For straight gas utilities, the analysis is much more complicated, as their core business is being eliminated over time. Some LDCs are proposing development of renewable natural gas (derived from inedible food waste, manure, municipal solid waste, and wastewater) to replace methane. And there is also the possibility of serving retail customers with a blend of natural gas and hydrogen. But these alternatives are not likely to be developed on a sufficient scale to preserve the existing business model for straight gas utilities. The challenge for policy makers is to manage the transition—essentially the decommissioning of existing natural gas infrastructure—while ensuring the financial integrity of these straight gas utilities during the process to enable them to safely and affordably meet essential customer needs.

Decommissioning will require strong direction from regulators, and rigorous planning and communication with customers. Customers currently using gas appliances, for example, will need ample warning, time, and financial resources to convert these appliances to electric power. Decommissioning gas infrastructure will ultimately require productive assets to be retired early, resulting in potential losses to utilities. These losses can be minimized through a strategy referred to as “securitization,” which essentially allows the stranded infrastructure investment to be refinanced at a lower capital cost and thus reduce the impact on ratepayers associated with paying off investments in stranded utility assets. Roughly half of the states currently have statutes in place that authorize securitization, in many cases in response to the transition away from coal-fired power generation and the premature retirement of existing coal plants.

Historical Precedent for Similar Transitions in Utility Industry

While the rapid decarbonization of the energy industry will result in significant impacts on the continued operation and long-term prospects for LDCs, this is not the first time that regulated industries have been forced to respond to fundamental transformations in the business.
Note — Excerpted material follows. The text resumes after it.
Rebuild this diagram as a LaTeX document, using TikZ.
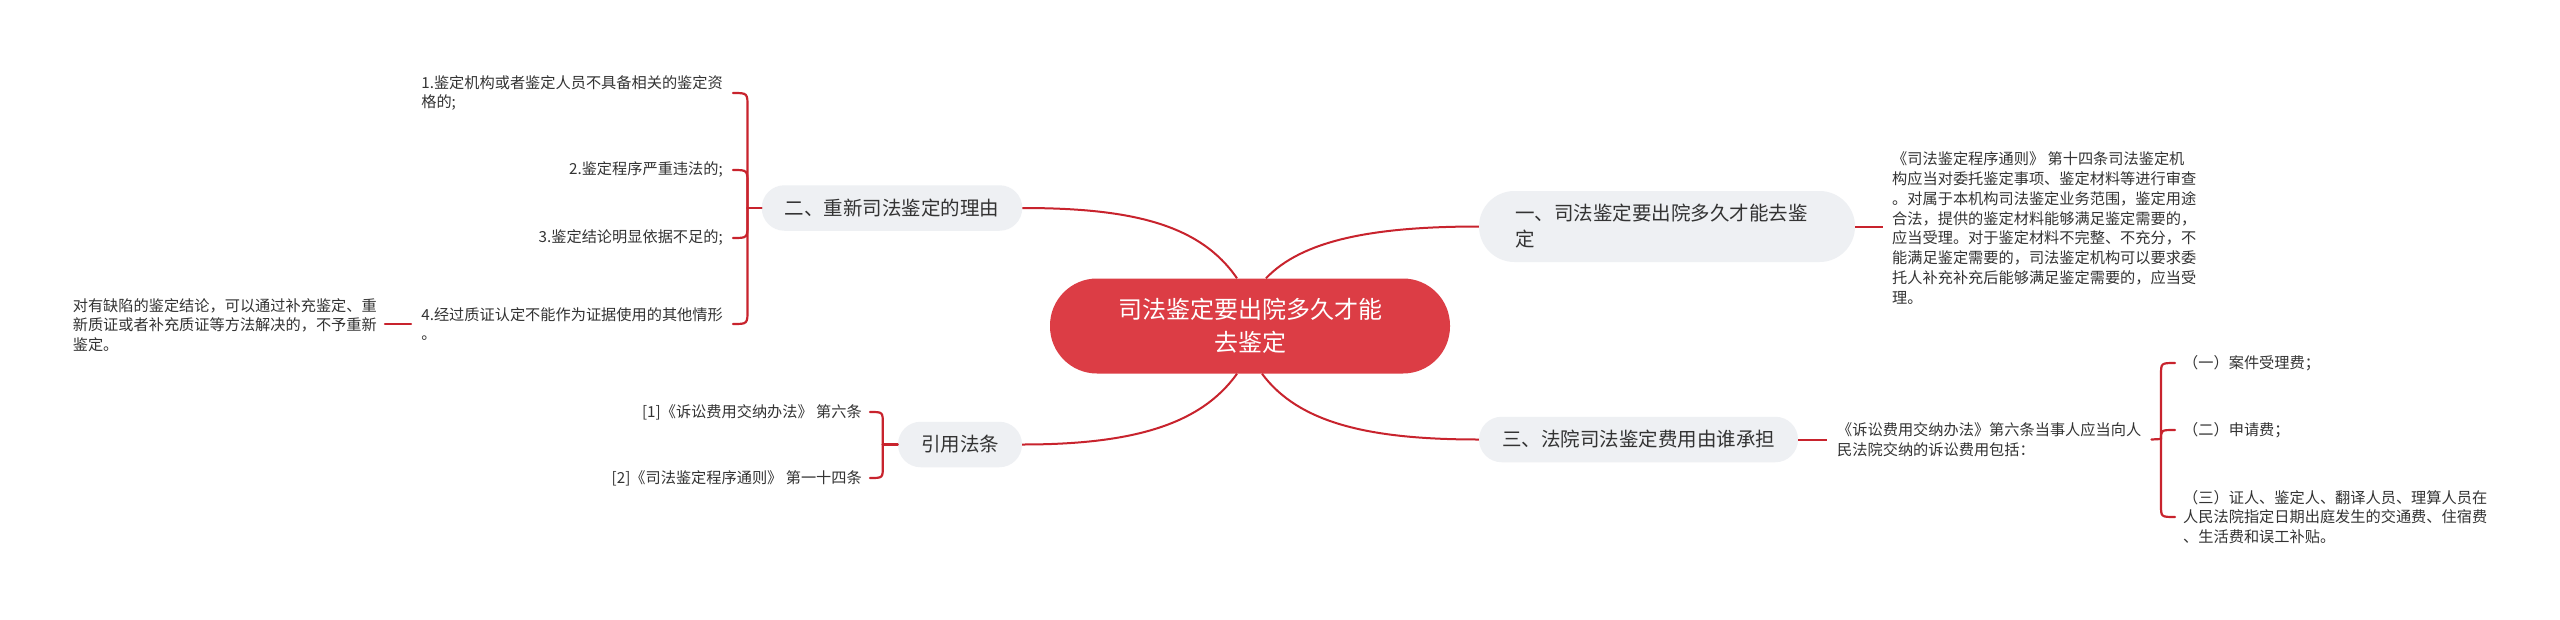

It is helpful to examine the circumstances of, and response to, similar transitions that have arisen in the utility industry.

One such example is the evolution that occurred in the telecommunication industry during the first decade of the 21st century. Telecommunications utilities were traditionally regulated in the manner as energy utilities, with PUCs engaging in the same sort of ratemaking process to determine the prices to be charged for telephone services, primarily landline, or wired, service in the case of retail customers. PUCs would determine how much revenue the telecommunications providers were authorized to collect and would prescribe the “rate design”—the various elements in the utility customer’s bill—that would produce that revenue, such as how much your local telephone company would be able to collect as a “basic charge” for telephone service. Due to technological advances in the telecommunications industry, the services exclusively provided by landline-based telephone companies came to be provided as well through wireless or cellular providers and broadband service offered by cable operators. The introduction of effective competition to telephone companies not only lessened the need for regulation of their rates—customers could respond to higher prices by simply terminating their landline phone service in favor of cellular—but also imperiled the ability of traditional landline telephone companies to recover the costs of their existing network. In other words, technological innovation was quickly eroding the business model of the traditional telephone company.
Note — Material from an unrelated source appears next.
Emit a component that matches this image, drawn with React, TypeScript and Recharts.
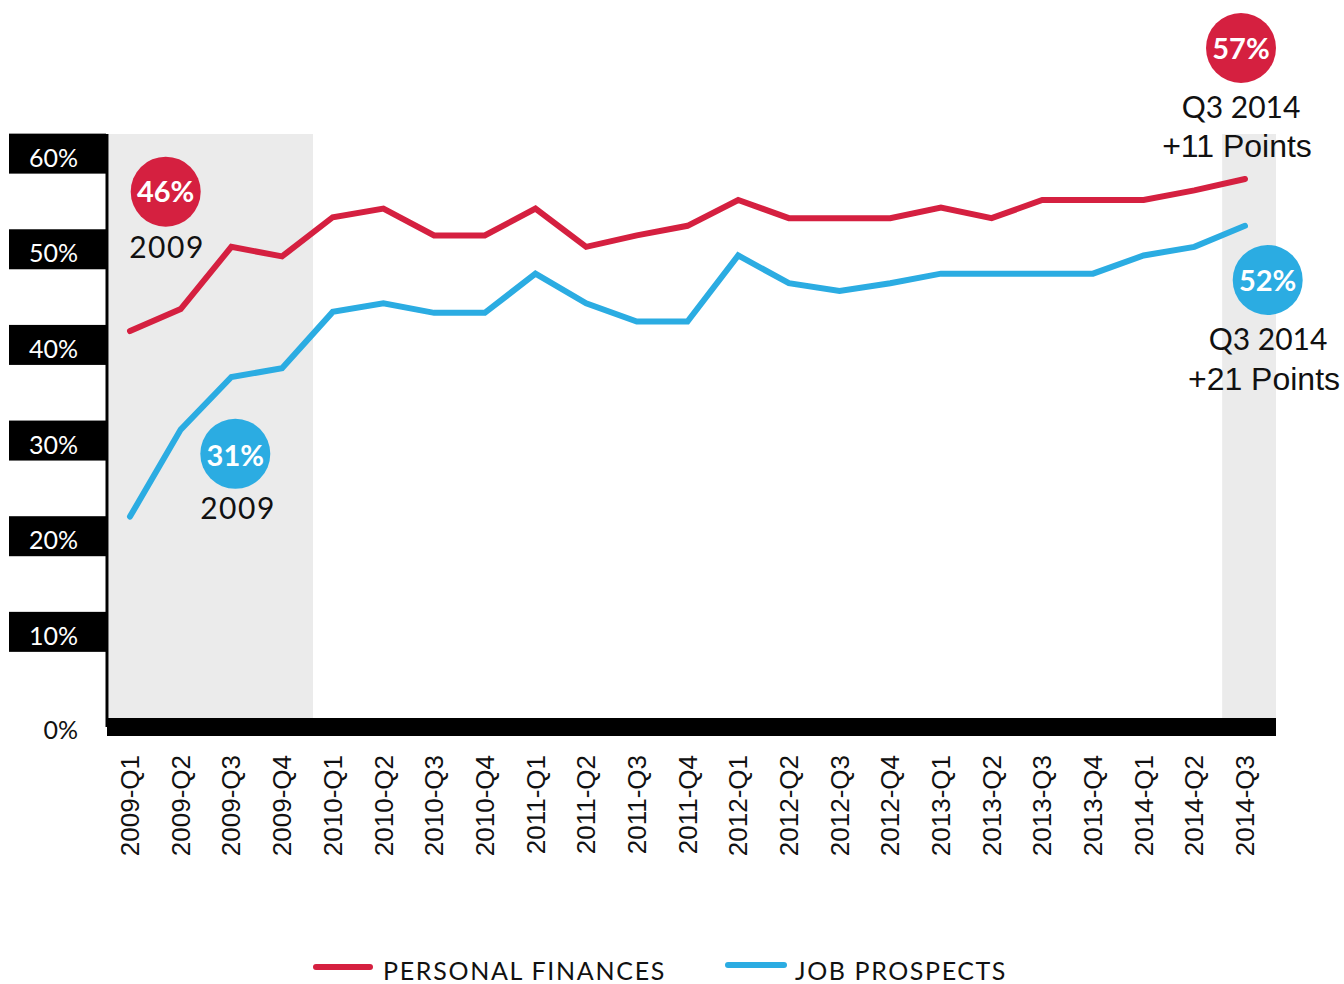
import { LineChart, Line, XAxis, YAxis, ReferenceArea } from 'recharts';

const quarters = [
  '2009-Q1', '2009-Q2', '2009-Q3', '2009-Q4',
  '2010-Q1', '2010-Q2', '2010-Q3', '2010-Q4',
  '2011-Q1', '2011-Q2', '2011-Q3', '2011-Q4',
  '2012-Q1', '2012-Q2', '2012-Q3', '2012-Q4',
  '2013-Q1', '2013-Q2', '2013-Q3', '2013-Q4',
  '2014-Q1', '2014-Q2', '2014-Q3',
];
const personalFinances = [
  41.4, 43.7, 50.2, 49.2, 53.3, 54.2, 51.4, 51.4, 54.2, 50.2, 51.4, 52.4,
  55.1, 53.2, 53.2, 53.2, 54.3, 53.2, 55.1, 55.1, 55.1, 56.1, 57.3,
];
const jobProspects = [
  22.0, 31.1, 36.6, 37.5, 43.4, 44.3, 43.3, 43.3, 47.4, 44.3, 42.4, 42.4,
  49.3, 46.4, 45.6, 46.4, 47.4, 47.4, 47.4, 47.4, 49.3, 50.2, 52.4,
];
const yTicks = [0, 10, 20, 30, 40, 50, 60];

const RED = '#D52040';
const BLUE = '#2BACE2';
const LIGHT = 'Lato, "Open Sans", sans-serif';
const ARIAL = '"Liberation Sans", Arial, sans-serif';

const data = quarters.map((q, i) => ({
  i,
  quarter: q,
  personal: personalFinances[i],
  jobs: jobProspects[i],
}));

function YTick(props: any) {
  const { y, payload } = props;
  const v = payload.value;
  if (v === 0) {
    return (
      <text x={78} y={y} dy={12} textAnchor="end" fontSize={25} fontFamily={LIGHT} fill="#111">
        0%
      </text>
    );
  }
  return (
    <g>
      <rect x={9} y={y - 19.5} width={97} height={40} fill="#000" />
      <text x={78} y={y} dy={13.5} textAnchor="end" fontSize={25} fontFamily={LIGHT} fill="#fff">
        {v}%
      </text>
    </g>
  );
}

function XTick(props: any) {
  const { x, payload } = props;
  return (
    <text
      transform={`translate(${x},755) rotate(-90)`}
      textAnchor="end"
      dy="0.35em"
      fontSize={26}
      fontFamily={ARIAL}
      fill="#111"
    >
      {quarters[payload.value]}
    </text>
  );
}

export default function App() {
  return (
    <div style={{ position: 'absolute', left: 0, top: 0, width: 1344, height: 984, background: '#fff' }}>
      <LineChart
        width={1344}
        height={984}
        data={data}
        margin={{ top: 134, right: 68, bottom: 0, left: 0 }}
        style={{ position: 'absolute', left: 0, top: 0 }}
      >
        <ReferenceArea x1={-0.42} x2={3.61} fill="#EBEBEB" fillOpacity={1} stroke="none" />
        <ReferenceArea x1={21.55} x2={22.612} fill="#EBEBEB" fillOpacity={1} stroke="none" />
        <XAxis
          type="number"
          dataKey="i"
          domain={[-0.454, 22.612]}
          ticks={quarters.map((_, i) => i)}
          interval={0}
          allowDataOverflow
          height={257}
          axisLine={{ stroke: '#000', strokeWidth: 18 }}
          tickLine={false}
          tick={<XTick />}
        />
        <YAxis
          domain={[0, 62]}
          ticks={yTicks}
          width={107}
          allowDataOverflow
          axisLine={{ stroke: '#000', strokeWidth: 3 }}
          tickLine={false}
          tick={<YTick />}
        />
        <Line
          dataKey="personal"
          stroke={RED}
          strokeWidth={6}
          strokeLinecap="round"
          dot={false}
          isAnimationActive={false}
        />
        <Line
          dataKey="jobs"
          stroke={BLUE}
          strokeWidth={6}
          strokeLinecap="round"
          dot={false}
          isAnimationActive={false}
        />
      </LineChart>
      <svg width={1344} height={984} style={{ position: 'absolute', left: 0, top: 0, pointerEvents: 'none' }}>
        <circle cx={165.7} cy={191.7} r={35} fill={RED} />
        <text x={165.7} y={202} textAnchor="middle" fontSize={29} fontWeight={700} fontFamily={LIGHT} fill="#fff">46%</text>
        <text x={167} y={258} textAnchor="middle" fontSize={30} letterSpacing={1.5} fontFamily={LIGHT} fill="#111">2009</text>

        <circle cx={235.3} cy={453.8} r={35} fill={BLUE} />
        <text x={235.3} y={466} textAnchor="middle" fontSize={29} fontWeight={700} fontFamily={LIGHT} fill="#fff">31%</text>
        <text x={238} y={519} textAnchor="middle" fontSize={30} letterSpacing={1.5} fontFamily={LIGHT} fill="#111">2009</text>

        <circle cx={1241} cy={48} r={35} fill={RED} />
        <text x={1241} y={59} textAnchor="middle" fontSize={29} fontWeight={700} fontFamily={LIGHT} fill="#fff">57%</text>
        <text x={1241} y={118} textAnchor="middle" fontSize={30} fontFamily={LIGHT} fill="#111">Q3 2014</text>
        <text x={1237} y={157} textAnchor="middle" fontSize={32} fontFamily={ARIAL} fill="#111">+11 Points</text>

        <circle cx={1267.7} cy={280} r={35} fill={BLUE} />
        <text x={1267.7} y={291} textAnchor="middle" fontSize={29} fontWeight={700} fontFamily={LIGHT} fill="#fff">52%</text>
        <text x={1268} y={350} textAnchor="middle" fontSize={30} fontFamily={LIGHT} fill="#111">Q3 2014</text>
        <text x={1264} y={390} textAnchor="middle" fontSize={32} fontFamily={ARIAL} fill="#111">+21 Points</text>

        <line x1={316} y1={967} x2={370} y2={967} stroke={RED} strokeWidth={6} strokeLinecap="round" />
        <text x={383} y={980} fontSize={25} letterSpacing={1.7} fontFamily={LIGHT} fill="#111">PERSONAL FINANCES</text>
        <line x1={728} y1={965} x2={784} y2={965} stroke={BLUE} strokeWidth={6} strokeLinecap="round" />
        <text x={795} y={980} fontSize={25} letterSpacing={1.6} fontFamily={LIGHT} fill="#111">JOB PROSPECTS</text>
      </svg>
    </div>
  );
}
Regulators generally responded by adjusting the depreciation schedules—depreciation reflects the diminution in the value of an asset over time due in particular to wear and tear, and is included in rates as part of the utility’s cost of service—to depreciate the assets over a shorter useful life. Shortening the useful life reflected that telecommunications assets were becoming obsolete more quickly due to technological advances. By allowing the recovery of the investment in network infrastructure to occur more rapidly, investors in telecommunications companies were largely “made whole” for their prudent investments. This result was achieved because the pace of the transformation of the industry—over a period of nearly a decade—enabled the investment to be recovered while the industry remained sufficiently viable financially. The upward pressure on rates caused by accelerating the depreciation charges had the corresponding effect of accelerating the transition away from landline phone services. But regulators fulfilled their obligations under the regulatory compact of setting “just and reasonable” rates in a manner that allowed telecommunications companies to have an opportunity to recover their investment.
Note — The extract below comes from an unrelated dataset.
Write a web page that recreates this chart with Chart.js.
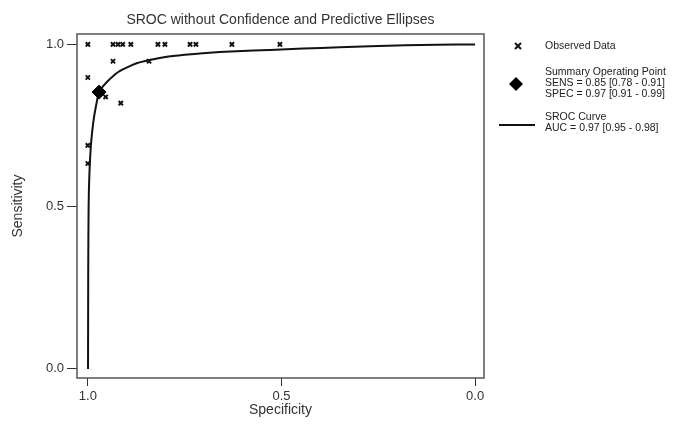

The transformation being imposed upon LDCs is different in a material respect from the circumstances in the telecommunications industry, and also those presented in the Market Street Railway decision discussed earlier. The threatened demise of the LDC business model is due not to technological advances—as in the case of the telecommunications industry—or to market forces—as in the case of Market Street Railway—but rather to integration of environmental factors into the ratemaking process. Specifically, the business prospects for LDCs are gravely impaired due to the urgent need to reduce GHG emissions by decarbonizing the energy sector. While the obligation owed to investors in such a situation is not entirely clear, in the absence of imprudent investments by LDCs, the regulatory compact (and constitutional due process) would suggest that investors are entitled to recover their investment. Regulators are thus faced with the challenges of managing the orderly wind down of the LDC business while fashioning creative ratemaking mechanisms and regulatory policies that allow recovery of the prudently incurred unamortized investments in natural gas distribution infrastructure.

The Path Forward

Policy makers and regulators face a daunting challenge in managing the transition in the natural gas industry triggered by ambitious decarbonization goals. In order for the United States to meet its GHG reduction goals, this transition must occur fairly rapidly, and regulated retail utilities are unaccustomed to moving so quickly. The delivery of energy is an essential service that is capital-intensive, so preserving the financial viability of LDCs during the transition is critical. Policy makers will need to be creative in developing ratemaking mechanisms to respond to these challenges, such as the use of performance-based ratemaking to provide LDCs with additional sources of revenue to offset, at least in part, the inevitable decline in sales of natural gas. Policy makers will also need to be mindful of the constitutional and statutory requirements that apply to regulated entities (and to their investors who committed billions of dollars in reliance on the regulatory compact). Broader economic implications come into play as well, as policy makers will be faced with the impacts on communities dependent upon fossil fuel industries and ensuring a “just transition” for the workforce currently employed in the natural gas industry.